Posted by: Rob in L.A. | March 21, 2014 at 05:12 PM
Rob: Well, maybe we can call it a "genre-buster" and leave it at that. I see your point that the movie may be more downbeat than upbeat... yet in my own experience of viewing it, I was amused from the first sequence onward (i.e. I even found Theodore's job to be a wryly funny send-up of what may become of "personal" in our social network culture); I smiled, chuckled, and laughed often enough throughout what followed, to perceive the movie as comedy, and then ultimately, as dramedy. So in my head, it remains a rom-com hybrid, i.e. a romantic comedy that's simultaneously a sci-fi drama, etc.
Meanwhile, "genre-buster" is great shorthand for such ambivalent classification, so I'll use that term from now on when I'm discussing it - thanks!
Posted by: mernitman | March 22, 2014 at 09:13 AM
Hey Billy, curious if you have inside information on Charlie Kaufman. Seems like we don't hear much about him anymore. IMBD sites he has one movie filming now, "Amomalisa", a low budget movie that Charlie is credited as a wirter and co-director, and 4 other projects in delelovment, one of which a TV movie in pre-production staring Micheal Cera and Catherine Keener.
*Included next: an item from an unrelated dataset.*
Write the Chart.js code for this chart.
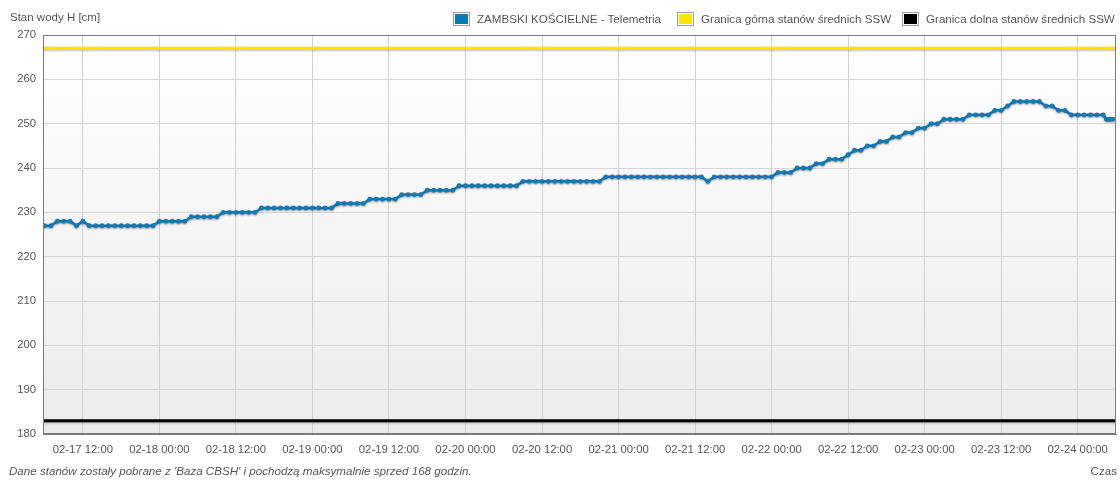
<!DOCTYPE html>
<html>
<head>
<meta charset="utf-8">
<script src="https://cdn.jsdelivr.net/npm/chart.js@4/dist/chart.umd.min.js"></script>
<style>
  body { margin: 0; background: #fff; }
  #wrap { position: relative; width: 1120px; height: 480px; font-family: "Liberation Sans", Arial, sans-serif; font-size: 11.6px; color: #555; }
  #graphic { position: absolute; left: 0; top: 0; }
  .txt { position: absolute; white-space: nowrap; line-height: 13px; }
  .box { position: absolute; width: 15px; height: 12px; border: 1px solid #a0a0a0; box-sizing: content-box; }
  .box i { position: absolute; left: 1px; top: 1px; right: 1px; bottom: 1px; }
</style>
</head>
<body>
<div id="wrap">
  <canvas id="graphic" width="1120" height="480"></canvas>
  <div class="txt" style="left:10px;top:11px;font-size:11.5px;">Stan wody H [cm]</div>

  <div class="box" style="left:453px;top:12px;"><i style="background:#0a78b6"></i></div>
  <div class="txt" style="left:477px;top:12px;">ZAMBSKI KOŚCIELNE - Telemetria</div>
  <div class="box" style="left:677px;top:12px;"><i style="background:#ffe600"></i></div>
  <div class="txt" style="left:701px;top:12px;">Granica górna stanów średnich SSW</div>
  <div class="box" style="left:902px;top:12px;"><i style="background:#000"></i></div>
  <div class="txt" style="left:926px;top:12px;">Granica dolna stanów średnich SSW</div>

  <div class="txt" style="left:9px;top:464px;font-style:italic;">Dane stanów zostały pobrane z 'Baza CBSH' i pochodzą maksymalnie sprzed 168 godzin.</div>
  <div class="txt" style="right:3px;top:464px;">Czas</div>
</div>
<script>
(()=> {
    // hours counted from 02-17 00:00
    const hours = [
        6,7,8,9,10,11,12,13,14,15,16,17,
        18,19,20,21,22,23,24,25,26,27,28,29,
        30,31,32,33,34,35,36,37,38,39,40,41,
        42,43,44,45,46,47,48,49,50,51,52,53,
        54,55,56,57,58,59,60,61,62,63,64,65,
        66,67,68,69,70,71,72,73,74,75,76,77,
        78,79,80,81,82,83,84,85,86,87,88,89,
        90,91,92,93,94,95,96,97,98,99,100,101,
        102,103,104,105,106,107,108,109,110,111,112,113,
        114,115,116,117,118,119,120,121,122,123,124,125,
        126,127,128,129,130,131,132,133,134,135,136,137,
        138,139,140,141,142,143,144,145,146,147,148,149,
        150,151,152,153,154,155,156,157,158,159,160,161,
        162,163,164,165,166,167,168,169,170,171,172,172.5,173,173.5
    ];
    const levels = [
        227,227,228,228,228,227,228,227,227,227,227,227,
        227,227,227,227,227,227,228,228,228,228,228,229,
        229,229,229,229,230,230,230,230,230,230,231,231,
        231,231,231,231,231,231,231,231,231,231,232,232,
        232,232,232,233,233,233,233,233,234,234,234,234,
        235,235,235,235,235,236,236,236,236,236,236,236,
        236,236,236,237,237,237,237,237,237,237,237,237,
        237,237,237,237,238,238,238,238,238,238,238,238,
        238,238,238,238,238,238,238,238,237,238,238,238,
        238,238,238,238,238,238,238,239,239,239,240,240,
        240,241,241,242,242,242,243,244,244,245,245,246,
        246,247,247,248,248,249,249,250,250,251,251,251,
        251,252,252,252,252,253,253,254,255,255,255,255,
        255,254,254,253,253,252,252,252,252,252,252,251,251,251
    ];
    const upperSSW = 267;
    const lowerSSW = 183;
    const xRange = [5.75, 174];
    const tickHours = [12,24,36,48,60,72,84,96,108,120,132,144,156,168];

    const pad = n => (n < 10 ? "0" : "") + n;
    const fmtHour = h => "02-" + pad(17 + Math.floor(h / 24)) + " " + pad(h % 24) + ":00";

    const bgPlugin = {
        id: "plotBg",
        beforeDraw(chart) {
            const a = chart.chartArea, ctx = chart.ctx;
            const g = ctx.createLinearGradient(0, a.top, 0, a.bottom);
            g.addColorStop(0, "#ffffff");
            g.addColorStop(1, "#ebebeb");
            ctx.save();
            ctx.fillStyle = g;
            ctx.fillRect(a.left, a.top, a.right - a.left, a.bottom - a.top);
            ctx.restore();
        },
        beforeDatasetDraw(chart) {
            const ctx = chart.ctx;
            ctx.save();
            ctx.shadowColor = "rgba(0,0,0,0.3)";
            ctx.shadowBlur = 2;
            ctx.shadowOffsetY = 1;
        },
        afterDatasetDraw(chart) {
            chart.ctx.restore();
        },
        afterDraw(chart) {
            const a = chart.chartArea, ctx = chart.ctx;
            ctx.save();
            ctx.strokeStyle = "#7a7a7a";
            ctx.lineWidth = 1;
            ctx.strokeRect(a.left + 0.5, a.top + 0.5, a.right - a.left - 1, a.bottom - a.top - 1);
            ctx.restore();
        }
    };

    const tickFont = { family: "'Liberation Sans', Arial, sans-serif", size: 11.3 };

    const data = {
        datasets: [
            {
                label: "ZAMBSKI KOŚCIELNE - Telemetria",
                data: hours.map((h, i) => ({ x: h, y: levels[i] })),
                borderColor: "#137ab6",
                backgroundColor: "#137ab6",
                borderWidth: 2.5,
                pointRadius: 2.4,
                pointBorderWidth: 0,
                tension: 0,
                order: 0
            },
            {
                label: "Granica górna stanów średnich SSW",
                data: [{ x: xRange[0], y: upperSSW }, { x: xRange[1], y: upperSSW }],
                borderColor: "#ffe600",
                borderWidth: 3,
                pointRadius: 0,
                order: 1
            },
            {
                label: "Granica dolna stanów średnich SSW",
                data: [{ x: xRange[0], y: lowerSSW }, { x: xRange[1], y: lowerSSW }],
                borderColor: "#000000",
                borderWidth: 3,
                pointRadius: 0,
                order: 2
            }
        ]
    };

    const options = {
        responsive: false,
        animation: false,
        layout: { padding: { top: 35, right: 3, left: 0, bottom: 0 } },
        plugins: { legend: { display: false }, tooltip: { enabled: false } },
        scales: {
            x: {
                type: "linear",
                min: xRange[0],
                max: xRange[1],
                afterBuildTicks: s => { s.ticks = tickHours.map(v => ({ value: v })); },
                afterFit: s => { s.height = 46; },
                ticks: {
                    callback: v => fmtHour(v),
                    color: "#555",
                    font: tickFont,
                    padding: 9,
                    maxRotation: 0,
                    autoSkip: false
                },
                grid: { color: "#d0d0d0", drawTicks: false },
                border: { color: "#7a7a7a" }
            },
            y: {
                min: 180,
                max: 270,
                afterFit: s => { s.width = 43; },
                ticks: { stepSize: 10, color: "#555", font: tickFont, padding: 7 },
                grid: { color: "#d6d6d6", drawTicks: false },
                border: { color: "#7a7a7a" }
            }
        }
    };

    const ctx = document.getElementById("graphic").getContext("2d");
    new Chart(ctx, { type: "line", data: data, options: options, plugins: [bgPlugin] });
})();
</script>
</body>
</html>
Seams like this guy has fallen off the map, last I remember hearing about him was some trouble he was having with a movie that he was trying to set up called, "Frank or Francis".
Sure would be great to get his great mind back on track, any idea what's going on with Charlie Kaufman these days?
Posted by: E.C. Henry | March 22, 2014 at 12:02 PM
Actually, I think that this raises some intriguing questions: Am I wrong, and is the "rom-com" label elastic enough to include a movie as downbeat as I perceive "Her" to be? Is there a point at which a would-be rom-com stops being humorous (however one defines that word) and is better described as a drama? Stuff to chew on.